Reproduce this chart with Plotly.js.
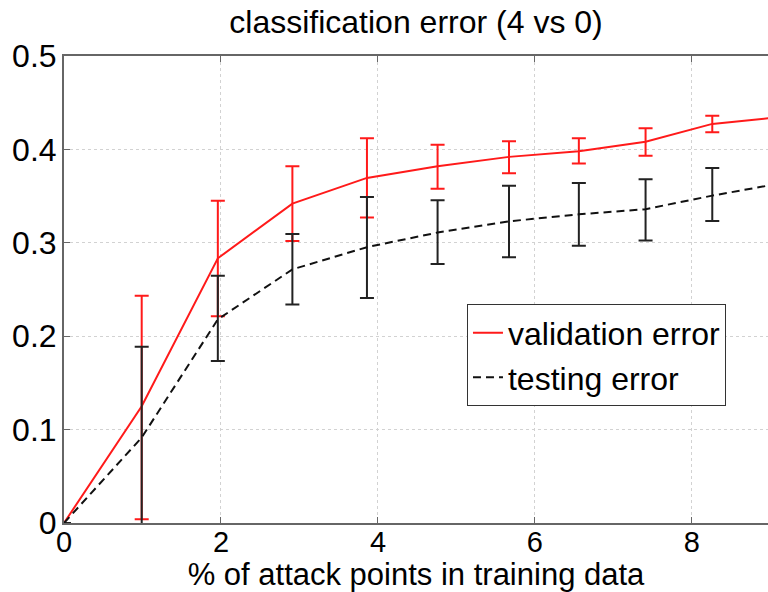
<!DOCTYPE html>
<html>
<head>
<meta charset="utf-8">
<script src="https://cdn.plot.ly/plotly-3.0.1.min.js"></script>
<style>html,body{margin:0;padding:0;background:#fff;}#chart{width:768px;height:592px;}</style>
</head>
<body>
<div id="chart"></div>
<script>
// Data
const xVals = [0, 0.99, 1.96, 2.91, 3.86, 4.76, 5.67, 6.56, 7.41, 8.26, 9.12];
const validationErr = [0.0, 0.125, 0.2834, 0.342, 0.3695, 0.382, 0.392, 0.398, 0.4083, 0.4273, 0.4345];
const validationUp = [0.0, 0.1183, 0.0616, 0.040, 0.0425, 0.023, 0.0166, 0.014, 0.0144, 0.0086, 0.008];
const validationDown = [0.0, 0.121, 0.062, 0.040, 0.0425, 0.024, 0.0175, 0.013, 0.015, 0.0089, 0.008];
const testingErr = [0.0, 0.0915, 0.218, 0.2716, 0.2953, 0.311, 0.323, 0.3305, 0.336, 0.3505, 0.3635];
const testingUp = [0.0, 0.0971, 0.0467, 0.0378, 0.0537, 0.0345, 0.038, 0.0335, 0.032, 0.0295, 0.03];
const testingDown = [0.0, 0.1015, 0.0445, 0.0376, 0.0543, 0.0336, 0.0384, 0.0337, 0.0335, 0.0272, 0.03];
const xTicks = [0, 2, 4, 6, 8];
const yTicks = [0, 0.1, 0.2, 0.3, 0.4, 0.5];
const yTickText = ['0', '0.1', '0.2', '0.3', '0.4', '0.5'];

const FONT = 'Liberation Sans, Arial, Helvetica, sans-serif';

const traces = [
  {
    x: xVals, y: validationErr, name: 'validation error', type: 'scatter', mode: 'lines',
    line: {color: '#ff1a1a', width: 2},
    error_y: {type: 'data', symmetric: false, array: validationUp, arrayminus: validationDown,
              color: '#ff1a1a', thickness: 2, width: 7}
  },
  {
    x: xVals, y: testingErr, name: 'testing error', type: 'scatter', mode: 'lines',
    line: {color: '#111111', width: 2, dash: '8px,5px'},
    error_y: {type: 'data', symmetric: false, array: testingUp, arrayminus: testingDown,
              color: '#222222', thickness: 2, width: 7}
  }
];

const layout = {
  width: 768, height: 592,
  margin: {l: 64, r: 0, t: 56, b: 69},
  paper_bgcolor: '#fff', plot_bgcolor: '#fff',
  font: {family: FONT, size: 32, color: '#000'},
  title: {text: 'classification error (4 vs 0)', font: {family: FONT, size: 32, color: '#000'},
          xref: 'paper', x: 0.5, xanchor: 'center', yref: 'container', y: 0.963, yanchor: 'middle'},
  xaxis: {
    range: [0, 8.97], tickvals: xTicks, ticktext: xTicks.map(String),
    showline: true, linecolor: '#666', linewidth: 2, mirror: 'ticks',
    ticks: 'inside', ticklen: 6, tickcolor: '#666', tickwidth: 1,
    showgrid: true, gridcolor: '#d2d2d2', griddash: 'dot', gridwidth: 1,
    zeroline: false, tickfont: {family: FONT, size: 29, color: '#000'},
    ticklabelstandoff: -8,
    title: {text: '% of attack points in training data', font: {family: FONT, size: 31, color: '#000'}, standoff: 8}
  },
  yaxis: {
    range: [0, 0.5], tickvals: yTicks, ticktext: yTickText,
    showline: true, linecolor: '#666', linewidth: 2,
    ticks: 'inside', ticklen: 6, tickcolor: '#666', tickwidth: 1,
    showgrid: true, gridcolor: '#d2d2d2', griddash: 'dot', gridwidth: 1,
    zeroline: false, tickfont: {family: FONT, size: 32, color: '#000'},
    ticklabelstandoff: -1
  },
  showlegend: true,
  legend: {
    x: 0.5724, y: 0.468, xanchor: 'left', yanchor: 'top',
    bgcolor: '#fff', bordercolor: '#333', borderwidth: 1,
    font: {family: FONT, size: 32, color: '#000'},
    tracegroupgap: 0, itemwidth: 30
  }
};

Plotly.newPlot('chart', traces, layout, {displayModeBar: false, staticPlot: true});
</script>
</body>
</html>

◆ ◆ ◆ ◆ ◆

Return nothing but the lines running from the start of the data to the line with "const FONT = 'Liberation", please, both ends included and no pictures.

Expected answer:
Reproduce this chart with Plotly.js.
<!DOCTYPE html>
<html>
<head>
<meta charset="utf-8">
<script src="https://cdn.plot.ly/plotly-3.0.1.min.js"></script>
<style>html,body{margin:0;padding:0;background:#fff;}#chart{width:768px;height:592px;}</style>
</head>
<body>
<div id="chart"></div>
<script>
// Data
const xVals = [0, 0.99, 1.96, 2.91, 3.86, 4.76, 5.67, 6.56, 7.41, 8.26, 9.12];
const validationErr = [0.0, 0.125, 0.2834, 0.342, 0.3695, 0.382, 0.392, 0.398, 0.4083, 0.4273, 0.4345];
const validationUp = [0.0, 0.1183, 0.0616, 0.040, 0.0425, 0.023, 0.0166, 0.014, 0.0144, 0.0086, 0.008];
const validationDown = [0.0, 0.121, 0.062, 0.040, 0.0425, 0.024, 0.0175, 0.013, 0.015, 0.0089, 0.008];
const testingErr = [0.0, 0.0915, 0.218, 0.2716, 0.2953, 0.311, 0.323, 0.3305, 0.336, 0.3505, 0.3635];
const testingUp = [0.0, 0.0971, 0.0467, 0.0378, 0.0537, 0.0345, 0.038, 0.0335, 0.032, 0.0295, 0.03];
const testingDown = [0.0, 0.1015, 0.0445, 0.0376, 0.0543, 0.0336, 0.0384, 0.0337, 0.0335, 0.0272, 0.03];
const xTicks = [0, 2, 4, 6, 8];
const yTicks = [0, 0.1, 0.2, 0.3, 0.4, 0.5];
const yTickText = ['0', '0.1', '0.2', '0.3', '0.4', '0.5'];

const FONT = 'Liberation Sans, Arial, Helvetica, sans-serif';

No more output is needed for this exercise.